--- START ---
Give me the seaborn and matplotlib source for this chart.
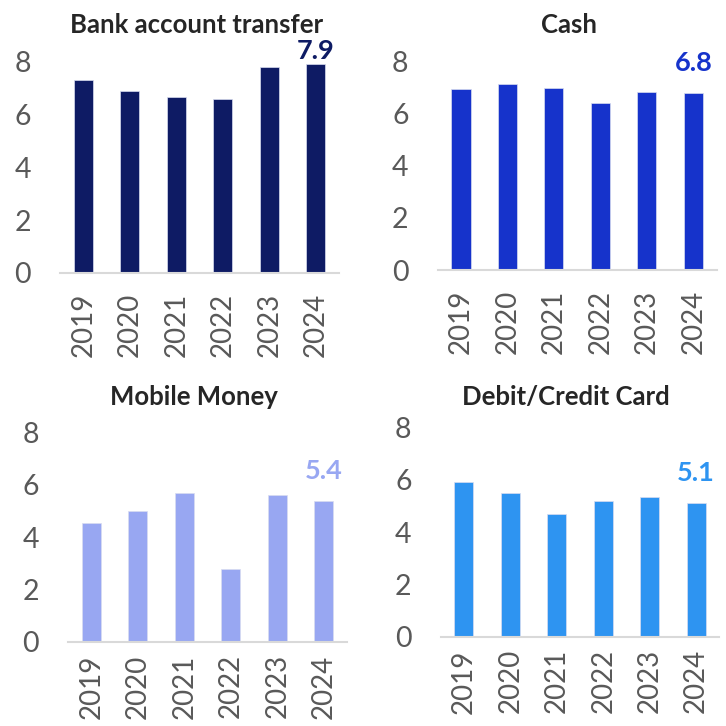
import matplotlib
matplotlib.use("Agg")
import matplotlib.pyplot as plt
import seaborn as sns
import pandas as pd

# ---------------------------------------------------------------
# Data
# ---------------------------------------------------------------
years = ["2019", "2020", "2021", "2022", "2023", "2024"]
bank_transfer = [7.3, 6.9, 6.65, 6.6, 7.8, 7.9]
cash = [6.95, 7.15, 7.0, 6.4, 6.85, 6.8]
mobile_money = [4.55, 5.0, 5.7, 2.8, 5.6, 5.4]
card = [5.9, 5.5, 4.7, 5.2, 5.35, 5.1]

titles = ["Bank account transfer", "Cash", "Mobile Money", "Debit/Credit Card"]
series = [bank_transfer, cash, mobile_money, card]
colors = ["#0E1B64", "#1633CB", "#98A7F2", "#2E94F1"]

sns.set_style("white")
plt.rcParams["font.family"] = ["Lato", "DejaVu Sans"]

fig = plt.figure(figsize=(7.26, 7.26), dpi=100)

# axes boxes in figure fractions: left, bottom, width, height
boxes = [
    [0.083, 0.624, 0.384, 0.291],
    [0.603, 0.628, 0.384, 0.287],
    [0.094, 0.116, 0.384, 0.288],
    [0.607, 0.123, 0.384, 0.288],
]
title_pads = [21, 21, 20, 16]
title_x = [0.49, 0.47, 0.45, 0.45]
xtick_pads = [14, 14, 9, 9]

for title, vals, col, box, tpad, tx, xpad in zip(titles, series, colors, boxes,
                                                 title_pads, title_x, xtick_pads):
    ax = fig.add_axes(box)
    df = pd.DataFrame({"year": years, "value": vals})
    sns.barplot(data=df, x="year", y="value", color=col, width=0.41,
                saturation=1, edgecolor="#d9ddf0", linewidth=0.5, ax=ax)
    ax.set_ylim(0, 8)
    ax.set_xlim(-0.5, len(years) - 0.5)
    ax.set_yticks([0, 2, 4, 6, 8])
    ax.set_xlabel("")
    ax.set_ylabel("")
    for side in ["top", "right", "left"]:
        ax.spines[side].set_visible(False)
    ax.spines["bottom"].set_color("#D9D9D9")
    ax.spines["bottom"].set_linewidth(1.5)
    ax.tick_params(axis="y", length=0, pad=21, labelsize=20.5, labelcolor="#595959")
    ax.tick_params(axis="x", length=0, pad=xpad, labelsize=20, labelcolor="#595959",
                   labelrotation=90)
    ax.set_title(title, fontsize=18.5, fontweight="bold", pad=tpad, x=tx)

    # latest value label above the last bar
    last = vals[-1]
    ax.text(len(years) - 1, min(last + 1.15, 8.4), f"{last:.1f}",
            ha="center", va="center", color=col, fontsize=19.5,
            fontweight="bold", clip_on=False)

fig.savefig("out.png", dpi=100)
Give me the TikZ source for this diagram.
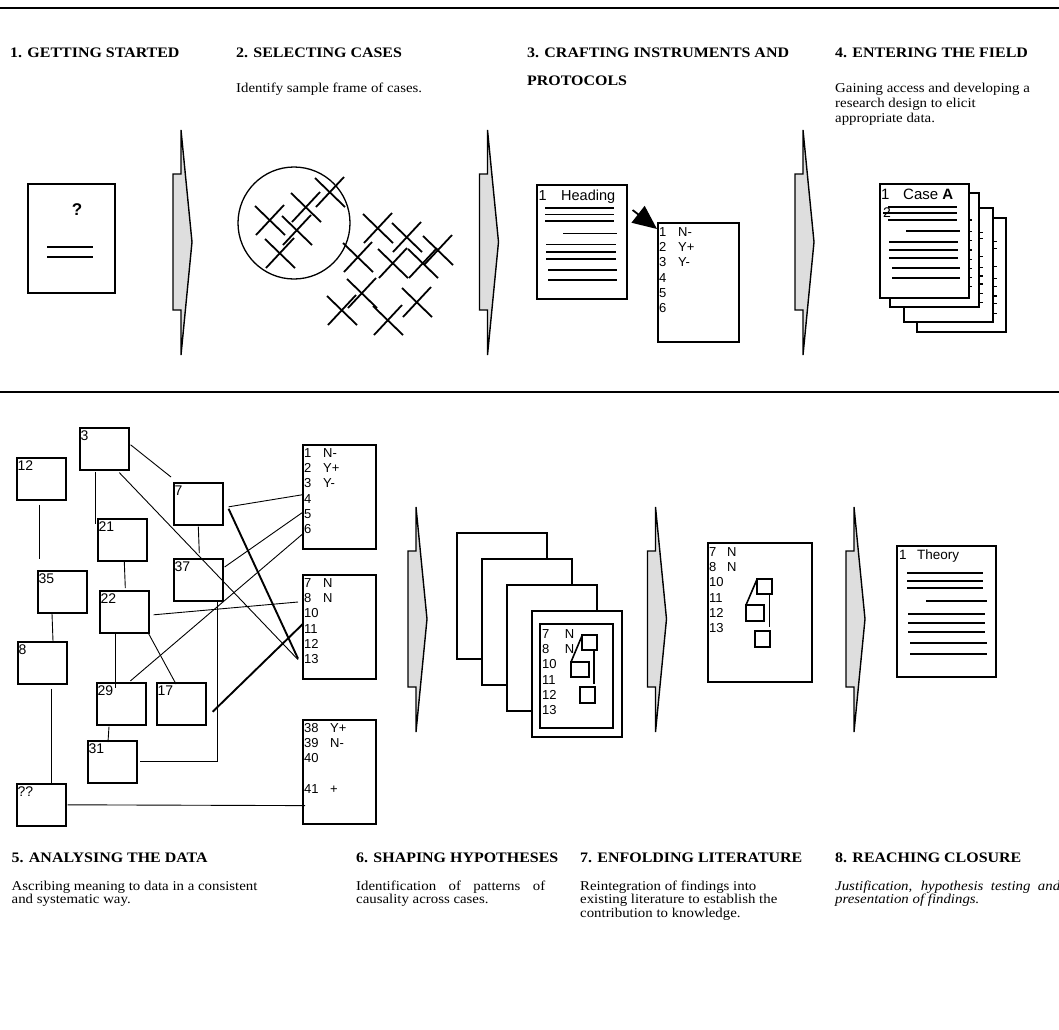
--- END ---
• [Problem] Output a faithful copy of the data, with each picture left out.

• [Task result]
Give me the seaborn and matplotlib source for this chart.
import matplotlib
matplotlib.use("Agg")
import matplotlib.pyplot as plt
import seaborn as sns
import pandas as pd

# ---------------------------------------------------------------
# Data
# ---------------------------------------------------------------
years = ["2019", "2020", "2021", "2022", "2023", "2024"]
bank_transfer = [7.3, 6.9, 6.65, 6.6, 7.8, 7.9]
cash = [6.95, 7.15, 7.0, 6.4, 6.85, 6.8]
mobile_money = [4.55, 5.0, 5.7, 2.8, 5.6, 5.4]
card = [5.9, 5.5, 4.7, 5.2, 5.35, 5.1]

titles = ["Bank account transfer", "Cash", "Mobile Money", "Debit/Credit Card"]
series = [bank_transfer, cash, mobile_money, card]
colors = ["#0E1B64", "#1633CB", "#98A7F2", "#2E94F1"]

sns.set_style("white")
plt.rcParams["font.family"] = ["Lato", "DejaVu Sans"]

fig = plt.figure(figsize=(7.26, 7.26), dpi=100)

# axes boxes in figure fractions: left, bottom, width, height
boxes = [
    [0.083, 0.624, 0.384, 0.291],
    [0.603, 0.628, 0.384, 0.287],
    [0.094, 0.116, 0.384, 0.288],
    [0.607, 0.123, 0.384, 0.288],
]
title_pads = [21, 21, 20, 16]
title_x = [0.49, 0.47, 0.45, 0.45]
xtick_pads = [14, 14, 9, 9]

for title, vals, col, box, tpad, tx, xpad in zip(titles, series, colors, boxes,
                                                 title_pads, title_x, xtick_pads):
    ax = fig.add_axes(box)
    df = pd.DataFrame({"year": years, "value": vals})
    sns.barplot(data=df, x="year", y="value", color=col, width=0.41,
                saturation=1, edgecolor="#d9ddf0", linewidth=0.5, ax=ax)
    ax.set_ylim(0, 8)
    ax.set_xlim(-0.5, len(years) - 0.5)
    ax.set_yticks([0, 2, 4, 6, 8])
    ax.set_xlabel("")
    ax.set_ylabel("")
    for side in ["top", "right", "left"]:
        ax.spines[side].set_visible(False)
    ax.spines["bottom"].set_color("#D9D9D9")
    ax.spines["bottom"].set_linewidth(1.5)
    ax.tick_params(axis="y", length=0, pad=21, labelsize=20.5, labelcolor="#595959")
    ax.tick_params(axis="x", length=0, pad=xpad, labelsize=20, labelcolor="#595959",
                   labelrotation=90)
    ax.set_title(title, fontsize=18.5, fontweight="bold", pad=tpad, x=tx)

    # latest value label above the last bar
    last = vals[-1]
    ax.text(len(years) - 1, min(last + 1.15, 8.4), f"{last:.1f}",
            ha="center", va="center", color=col, fontsize=19.5,
            fontweight="bold", clip_on=False)

fig.savefig("out.png", dpi=100)
Give me the TikZ source for this diagram.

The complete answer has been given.